Safe Harbor 401(k) plans are similar to traditional 401(k) plans, but offer advantages to companies having trouble passing the nondiscrimination testing, namely the ADP/ACP test.

The limits on employee contributions have been increased over the years, but the 401(k) discrimination test has often limited the ability of highly compensated employees to contribute the maximum allowable. The ADP/ACP test requires the employer to compare the average contributions made by the highly compensated employees (HCE) with the average contributions made by all other employees (NHCE).  If the average contributions by the HCEs exceed the average contributions by the NHCEs by more than a certain allowable amount, then the excess contributions by the HCEs must be returned to them as taxable compensation. HCEs are usually unhappy about the return of additional taxable income especially if they have already filed their tax returns for the year to which the additional income applies.

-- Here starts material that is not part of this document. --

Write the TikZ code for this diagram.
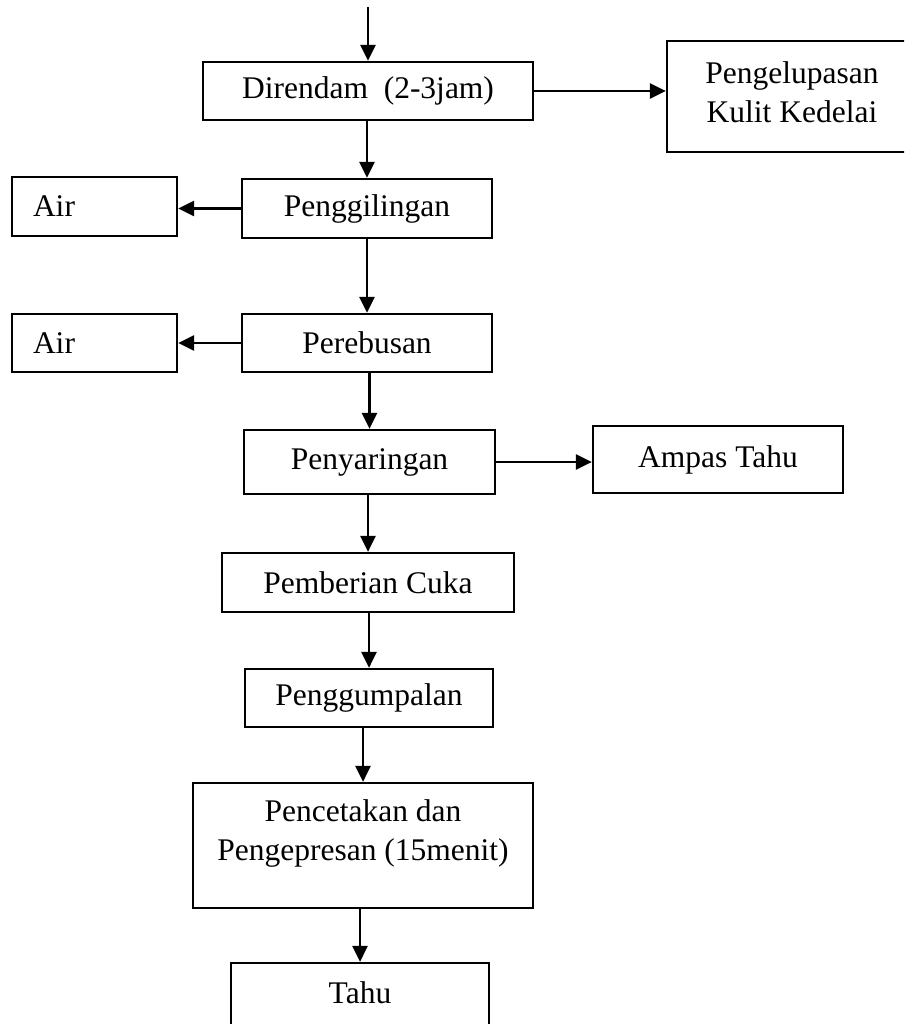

The beauty of the safe harbor plan is that for the price of a safe harbor employer contribution, the discrimination tests that apply to employee deferrals (ADP) and matching contributions (ACP) are deemed satisfied and, thus, the HCEs may make the maximum allowable deferral without the need for the plan to pass the discrimination tests.

A safe harbor plan has some additional requirements over traditional 401(k) plans.  The additional requirements are: 
  1. The employer must provide employees with written notice every year of the safe harbor rules.

  1. The employer must make a mandatory contribution every year.  This contribution must be 100% vested and not be available for withdrawal for employees until after age 59 1⁄2 or termination of employment. The safe harbor contribution can be either of the following:
    • A matching contribution of 100% on the first 3% of compensation deferred and a 50% match on deferrals between 3% and 5%.

    • A contribution of 3% of the compensation of each eligible employee regardless of whether the employee contributes.
Safe harbor 401(k) plans represent an excellent benefit for HCEs, but may require the employer to make financial commitments that may be in excess of their current commitments. 

Plan must be established prior to the first day of the plan year for which the safe harbor provisions are to be effective. For a new 401(k) plan or the conversion of a profit sharing plan, the plans must be established prior to October 1 for a calendar year plan.